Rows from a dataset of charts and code
== == ==

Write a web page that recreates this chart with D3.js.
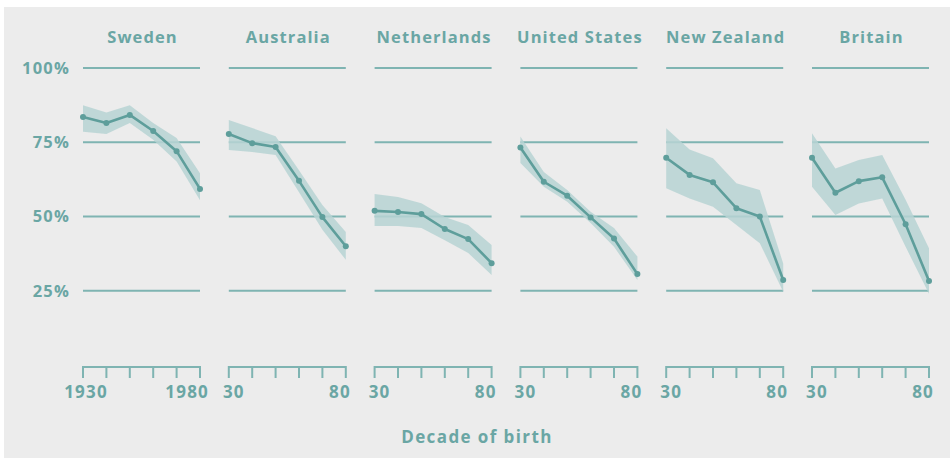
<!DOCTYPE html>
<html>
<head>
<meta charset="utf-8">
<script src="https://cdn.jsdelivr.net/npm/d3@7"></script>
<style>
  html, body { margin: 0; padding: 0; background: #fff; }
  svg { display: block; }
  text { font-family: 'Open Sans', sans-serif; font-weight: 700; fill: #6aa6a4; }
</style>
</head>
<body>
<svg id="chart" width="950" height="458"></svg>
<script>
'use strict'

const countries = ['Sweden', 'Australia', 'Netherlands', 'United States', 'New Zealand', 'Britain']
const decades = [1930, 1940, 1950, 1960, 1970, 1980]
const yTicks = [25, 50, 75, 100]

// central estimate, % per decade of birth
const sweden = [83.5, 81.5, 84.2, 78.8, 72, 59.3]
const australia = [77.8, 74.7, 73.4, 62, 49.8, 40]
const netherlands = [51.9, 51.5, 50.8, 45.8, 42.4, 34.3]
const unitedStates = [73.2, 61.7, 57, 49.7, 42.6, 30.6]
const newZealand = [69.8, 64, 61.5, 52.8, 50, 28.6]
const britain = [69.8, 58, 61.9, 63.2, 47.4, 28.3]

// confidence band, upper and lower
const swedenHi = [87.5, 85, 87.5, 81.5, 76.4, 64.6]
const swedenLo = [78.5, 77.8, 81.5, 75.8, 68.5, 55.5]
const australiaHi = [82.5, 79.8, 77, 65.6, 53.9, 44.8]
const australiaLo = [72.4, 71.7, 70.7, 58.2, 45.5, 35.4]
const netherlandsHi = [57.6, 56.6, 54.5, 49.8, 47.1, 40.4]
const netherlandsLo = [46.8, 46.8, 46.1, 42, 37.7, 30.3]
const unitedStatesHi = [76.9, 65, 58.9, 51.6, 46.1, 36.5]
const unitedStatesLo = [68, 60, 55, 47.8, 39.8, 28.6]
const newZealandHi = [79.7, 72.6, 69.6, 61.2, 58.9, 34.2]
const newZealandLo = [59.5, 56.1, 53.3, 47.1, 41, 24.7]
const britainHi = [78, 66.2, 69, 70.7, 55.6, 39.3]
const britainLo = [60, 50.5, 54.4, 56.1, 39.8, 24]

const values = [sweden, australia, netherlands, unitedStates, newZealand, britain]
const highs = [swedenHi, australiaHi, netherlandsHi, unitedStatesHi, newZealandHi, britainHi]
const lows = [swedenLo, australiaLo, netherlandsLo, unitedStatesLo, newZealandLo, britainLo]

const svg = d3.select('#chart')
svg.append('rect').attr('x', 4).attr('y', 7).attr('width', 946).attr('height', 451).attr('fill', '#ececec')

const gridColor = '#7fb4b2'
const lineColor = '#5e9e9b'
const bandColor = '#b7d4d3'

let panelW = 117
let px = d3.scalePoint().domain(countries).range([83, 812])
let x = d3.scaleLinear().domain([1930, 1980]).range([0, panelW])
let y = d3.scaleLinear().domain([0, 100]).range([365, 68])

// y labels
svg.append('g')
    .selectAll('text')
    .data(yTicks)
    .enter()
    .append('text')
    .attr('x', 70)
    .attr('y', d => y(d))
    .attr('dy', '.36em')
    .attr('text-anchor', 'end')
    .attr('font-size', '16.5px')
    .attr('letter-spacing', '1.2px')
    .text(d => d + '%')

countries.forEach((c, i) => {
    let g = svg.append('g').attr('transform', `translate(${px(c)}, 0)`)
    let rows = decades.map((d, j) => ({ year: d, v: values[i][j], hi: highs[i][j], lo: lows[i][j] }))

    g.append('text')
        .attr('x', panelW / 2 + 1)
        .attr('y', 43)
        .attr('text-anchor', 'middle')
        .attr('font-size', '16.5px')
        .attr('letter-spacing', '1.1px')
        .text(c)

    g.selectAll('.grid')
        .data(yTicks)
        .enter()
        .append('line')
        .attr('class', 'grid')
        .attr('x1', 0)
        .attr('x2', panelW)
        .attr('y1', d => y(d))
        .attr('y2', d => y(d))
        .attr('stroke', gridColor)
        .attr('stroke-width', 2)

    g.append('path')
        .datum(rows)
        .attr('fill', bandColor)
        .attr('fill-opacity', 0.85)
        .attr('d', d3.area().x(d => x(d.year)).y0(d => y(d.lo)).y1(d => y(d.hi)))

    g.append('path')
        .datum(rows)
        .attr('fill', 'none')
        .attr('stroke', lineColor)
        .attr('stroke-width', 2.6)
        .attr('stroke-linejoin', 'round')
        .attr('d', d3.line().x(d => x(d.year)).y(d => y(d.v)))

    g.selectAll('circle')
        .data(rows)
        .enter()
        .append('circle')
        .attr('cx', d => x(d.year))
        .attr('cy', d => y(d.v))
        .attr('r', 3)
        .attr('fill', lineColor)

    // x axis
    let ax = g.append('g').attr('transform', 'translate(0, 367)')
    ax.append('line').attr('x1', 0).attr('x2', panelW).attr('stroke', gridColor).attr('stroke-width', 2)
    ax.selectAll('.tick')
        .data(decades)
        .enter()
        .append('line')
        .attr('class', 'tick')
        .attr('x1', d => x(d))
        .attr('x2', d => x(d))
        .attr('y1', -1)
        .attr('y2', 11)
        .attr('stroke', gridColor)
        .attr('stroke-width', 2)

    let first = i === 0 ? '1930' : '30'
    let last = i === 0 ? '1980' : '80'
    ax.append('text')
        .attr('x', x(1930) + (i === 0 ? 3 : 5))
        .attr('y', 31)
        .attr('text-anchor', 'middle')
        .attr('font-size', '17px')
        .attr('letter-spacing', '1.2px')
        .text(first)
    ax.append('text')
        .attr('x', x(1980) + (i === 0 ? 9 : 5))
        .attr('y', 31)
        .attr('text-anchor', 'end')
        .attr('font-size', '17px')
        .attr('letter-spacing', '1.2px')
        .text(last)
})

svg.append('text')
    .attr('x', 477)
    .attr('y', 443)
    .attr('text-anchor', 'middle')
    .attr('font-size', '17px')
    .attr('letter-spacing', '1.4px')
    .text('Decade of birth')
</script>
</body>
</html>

== == ==

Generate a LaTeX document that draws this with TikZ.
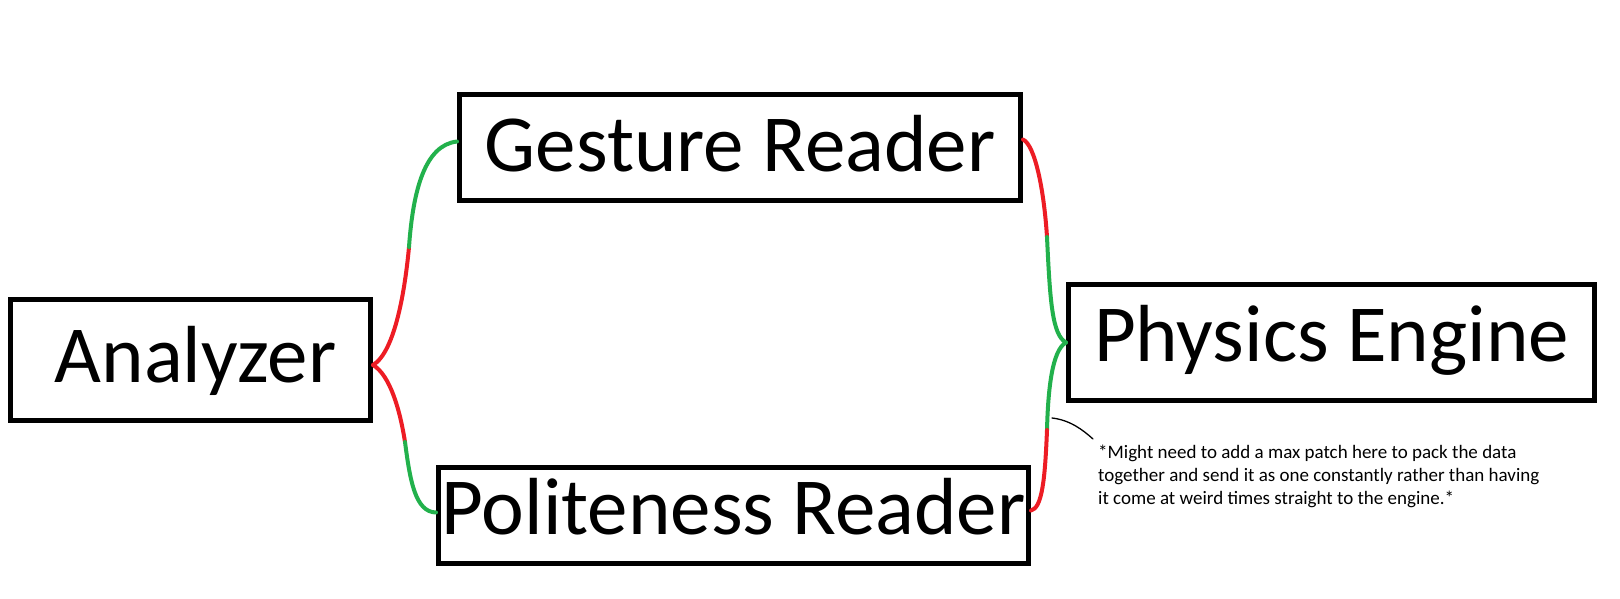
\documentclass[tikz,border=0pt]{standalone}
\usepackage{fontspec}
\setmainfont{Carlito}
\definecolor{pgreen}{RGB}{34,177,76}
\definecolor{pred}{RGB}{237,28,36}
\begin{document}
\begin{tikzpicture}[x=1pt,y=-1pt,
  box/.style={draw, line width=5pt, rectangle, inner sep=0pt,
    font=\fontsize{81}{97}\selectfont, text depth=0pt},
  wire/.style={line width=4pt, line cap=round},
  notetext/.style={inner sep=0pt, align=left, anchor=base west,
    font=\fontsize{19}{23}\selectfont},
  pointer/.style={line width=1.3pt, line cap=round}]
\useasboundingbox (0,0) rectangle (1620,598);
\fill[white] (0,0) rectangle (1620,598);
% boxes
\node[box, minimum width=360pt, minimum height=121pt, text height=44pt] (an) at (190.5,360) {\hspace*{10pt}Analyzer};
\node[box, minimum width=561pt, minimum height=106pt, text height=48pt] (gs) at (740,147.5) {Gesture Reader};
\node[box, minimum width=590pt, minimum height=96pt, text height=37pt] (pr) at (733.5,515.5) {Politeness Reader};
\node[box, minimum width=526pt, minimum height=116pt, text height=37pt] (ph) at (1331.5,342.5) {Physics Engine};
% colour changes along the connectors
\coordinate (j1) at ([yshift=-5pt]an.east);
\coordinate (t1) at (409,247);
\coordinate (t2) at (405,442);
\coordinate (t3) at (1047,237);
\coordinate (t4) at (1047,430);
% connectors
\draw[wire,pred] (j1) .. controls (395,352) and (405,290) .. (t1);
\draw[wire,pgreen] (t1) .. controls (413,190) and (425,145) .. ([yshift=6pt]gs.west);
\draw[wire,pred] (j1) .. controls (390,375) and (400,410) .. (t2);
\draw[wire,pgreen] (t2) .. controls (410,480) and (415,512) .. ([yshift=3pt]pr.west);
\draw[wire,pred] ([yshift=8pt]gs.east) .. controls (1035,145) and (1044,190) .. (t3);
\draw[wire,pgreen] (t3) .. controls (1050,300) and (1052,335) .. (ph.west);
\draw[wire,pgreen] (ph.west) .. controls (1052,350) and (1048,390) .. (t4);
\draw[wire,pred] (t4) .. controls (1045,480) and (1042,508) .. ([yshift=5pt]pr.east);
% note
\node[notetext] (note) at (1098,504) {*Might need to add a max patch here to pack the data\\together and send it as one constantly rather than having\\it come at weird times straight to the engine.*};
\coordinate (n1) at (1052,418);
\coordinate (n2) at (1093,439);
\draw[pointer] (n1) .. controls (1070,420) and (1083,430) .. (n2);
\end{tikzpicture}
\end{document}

== == ==

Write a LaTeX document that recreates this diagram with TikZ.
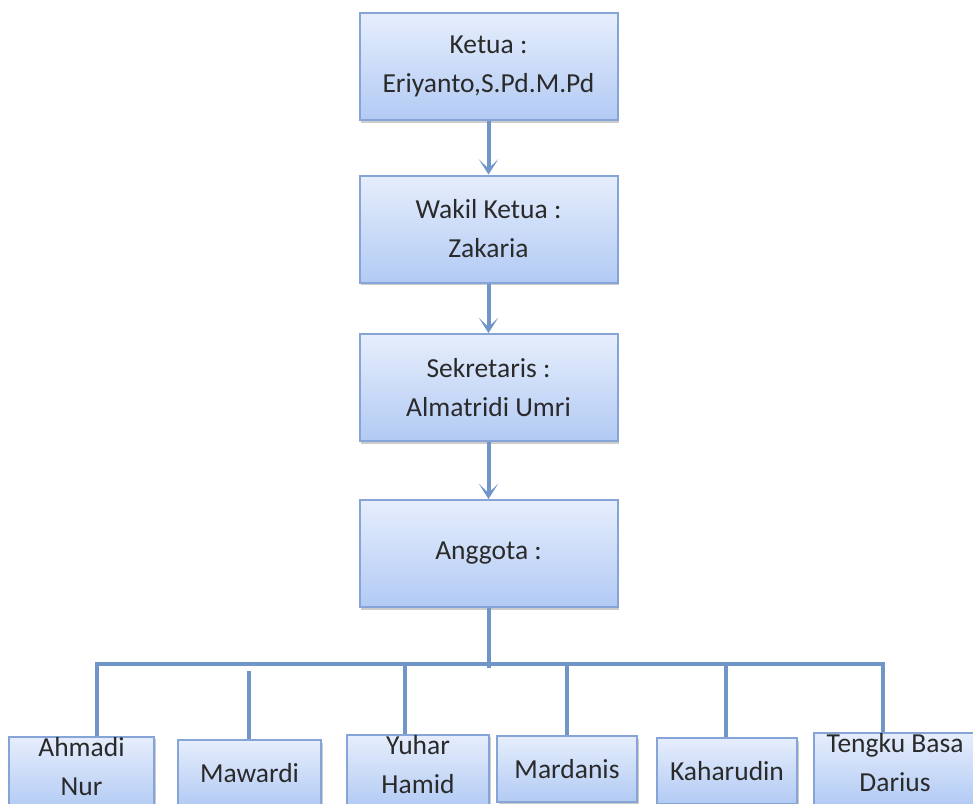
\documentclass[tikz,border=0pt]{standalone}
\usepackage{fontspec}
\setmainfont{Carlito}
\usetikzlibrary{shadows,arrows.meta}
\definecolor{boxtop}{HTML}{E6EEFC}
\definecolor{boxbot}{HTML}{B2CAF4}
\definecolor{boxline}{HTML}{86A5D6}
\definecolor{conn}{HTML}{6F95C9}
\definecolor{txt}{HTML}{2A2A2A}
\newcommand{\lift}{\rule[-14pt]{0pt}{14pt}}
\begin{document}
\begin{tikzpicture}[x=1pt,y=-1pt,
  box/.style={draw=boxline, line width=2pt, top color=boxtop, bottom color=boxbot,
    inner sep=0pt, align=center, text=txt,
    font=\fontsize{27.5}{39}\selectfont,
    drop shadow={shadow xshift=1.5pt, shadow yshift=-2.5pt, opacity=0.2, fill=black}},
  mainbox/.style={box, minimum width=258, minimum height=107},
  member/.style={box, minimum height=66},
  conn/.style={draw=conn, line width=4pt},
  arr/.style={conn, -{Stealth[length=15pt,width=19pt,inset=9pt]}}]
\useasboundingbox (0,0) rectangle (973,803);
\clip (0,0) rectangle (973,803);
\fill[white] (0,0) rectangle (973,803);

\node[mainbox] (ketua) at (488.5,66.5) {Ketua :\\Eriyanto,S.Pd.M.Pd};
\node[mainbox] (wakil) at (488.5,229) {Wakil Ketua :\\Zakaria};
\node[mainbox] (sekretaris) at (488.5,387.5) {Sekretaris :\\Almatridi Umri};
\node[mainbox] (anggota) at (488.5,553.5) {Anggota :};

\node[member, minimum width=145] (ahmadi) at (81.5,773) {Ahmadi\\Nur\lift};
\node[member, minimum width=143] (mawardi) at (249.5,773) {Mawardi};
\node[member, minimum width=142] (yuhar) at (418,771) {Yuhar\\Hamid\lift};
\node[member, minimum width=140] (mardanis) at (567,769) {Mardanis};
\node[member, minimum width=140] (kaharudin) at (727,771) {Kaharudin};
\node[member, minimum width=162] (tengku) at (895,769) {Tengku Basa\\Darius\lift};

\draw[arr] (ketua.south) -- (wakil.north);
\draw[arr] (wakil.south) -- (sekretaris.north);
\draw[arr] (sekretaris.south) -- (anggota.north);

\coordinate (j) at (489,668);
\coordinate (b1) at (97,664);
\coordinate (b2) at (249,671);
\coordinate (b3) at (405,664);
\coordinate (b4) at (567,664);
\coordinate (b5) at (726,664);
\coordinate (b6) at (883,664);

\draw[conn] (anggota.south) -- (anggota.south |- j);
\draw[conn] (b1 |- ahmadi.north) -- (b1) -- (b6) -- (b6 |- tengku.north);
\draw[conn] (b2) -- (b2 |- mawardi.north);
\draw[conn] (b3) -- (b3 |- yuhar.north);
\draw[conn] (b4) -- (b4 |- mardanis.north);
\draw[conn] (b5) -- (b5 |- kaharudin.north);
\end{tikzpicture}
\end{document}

== == ==

- [What the task requires] Repeat, word for word, the lines of the material above from the one holding "Write a web" through the one holding "const yTicks = [25, 50, 75, 100]". Leave out pictures.

- [Complete answer]
Write a web page that recreates this chart with D3.js.
<!DOCTYPE html>
<html>
<head>
<meta charset="utf-8">
<script src="https://cdn.jsdelivr.net/npm/d3@7"></script>
<style>
  html, body { margin: 0; padding: 0; background: #fff; }
  svg { display: block; }
  text { font-family: 'Open Sans', sans-serif; font-weight: 700; fill: #6aa6a4; }
</style>
</head>
<body>
<svg id="chart" width="950" height="458"></svg>
<script>
'use strict'

const countries = ['Sweden', 'Australia', 'Netherlands', 'United States', 'New Zealand', 'Britain']
const decades = [1930, 1940, 1950, 1960, 1970, 1980]
const yTicks = [25, 50, 75, 100]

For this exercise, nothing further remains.